The extended holiday weekend celebrating Easter wasn’t enjoyed by all in the UK as a letter published in The Daily Telegraph on Sunday reveals. Signed by some 55 Britons from differing professions and industries, the letter responded to Prime Minister David Cameron’s religious assertions last week, concisely objecting “to his characterisation of Britain as a “Christian country” and the negative consequences for politics and society that this engenders.” Reaction to the letter in turn has been swift with that bastion of tolerance the Daily Mail labelling the signatories to the letter as “militant atheists”, utilising spokespeople of other religions to further make their point. What does it all mean?

The original article penned by David Cameron for the Church Times publication was a reiteration to ‘Middle England’ that he was a Christian and that Christianity still has a role to play in the governance of this country. Cameron, like other politicians in the UK has often been criticised for refraining to mention his faith or the influence it exerts over the affairs of this country. It is sometimes suggested that the politically correct nature of our times is behind what is a conscious decision not to ‘do the God thing’ publicly. But after writing his article before Easter last week, that isn’t an argument that will hold much clout in the near future, even if his commentary fell short of what some Christians would have hoped to read.

The controversy that has arisen centres on the Prime Minister’s words in describing the status of the United Kingdom as a ‘Christian country’. On the face of it one finds it hard to disagree. Both constitutionally and culturally, the UK is deeply imbibed by Christian practices. Births, marriages and deaths continue to exert a Christian mind-set, even if the populous, including those engaging in such practices are disbelievers otherwise; public holidays find their basis in dates of importance on the Christian calendar (ironic too that the letter in opposition was published on Easter Sunday); and difficult as it is to remember, the very foundation of our Parliamentary sovereignty is intertwined with the overarching authority of the Head of the Church of England. Whilst the latter was acknowledged by those opposing David Cameron’s sentiments, they saw it as a narrow definition of the Constitution, probably rightly so but in those terms of no less significance.

I would argue that in many ways the UK is still a Christian country, but perhaps not in the way that David Cameron would like us to think. The “tolerance which Christianity demands” was reminded to us over the last decade during the invasions of Iraq and Afghanistan, harking back to the era of the crusades; if these were truly humanitarian interventions why were barbaric regimes in the Middle East and Africa not simply ignored, but continued to be supported by the UK through trade and investment?

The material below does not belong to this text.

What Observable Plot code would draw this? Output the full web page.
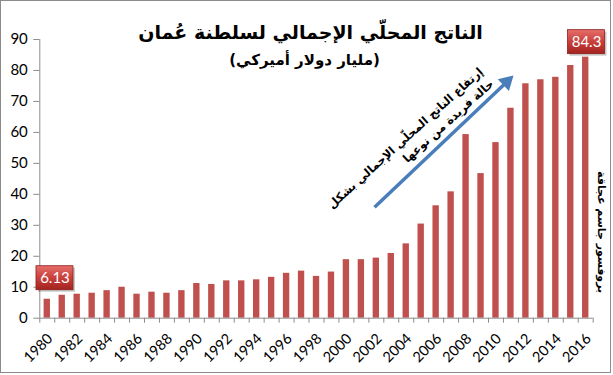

I make that point in the knowledge that Christian groups were amongst the most vocal in opposing the War in Iraq, but it hints at the complexity and sophistication in being labelled a Christian country, or a country of any religious dominance for that matter.

It was interesting to see that the dependable Hindu, Sikh and Muslim representatives were wheeled out by the Daily Mail in their hastily brought together God squad in today’s article. An attack on the ‘Christian’ heritage of this country or any in the West by largely non-believers in God is still in the 21st century seen as an affront to all religions for some reason. In the case of the Sikh representative this is beyond irritation, particularly in light of recent statements by Lord Indarjit Singh that suggested he might have rediscovered his Khalsa sovereignty. Instead, his comments indicate that whilst he is beginning to choose his words much more carefully to reflect the sovereignty of the Khalsa, by allowing himself to be quoted at all he still sees Sikhi as associated with organised religion rather than as an all-encompassing way of living.

The sad truth of the matter is that with an election looming and seeing himself as the only ‘Christian’ leader of the traditional political parties, David Cameron has opted to influence the masses with his selective credentials of being inspired to lead a more fulfilling life by Jesus Christ. Perhaps if he had acknowledged the frankly criminal behaviour of a member of his cabinet earlier this month instead of allowing her to continue in her role as the Culture Secretary, we might be less cynical of his Christian values.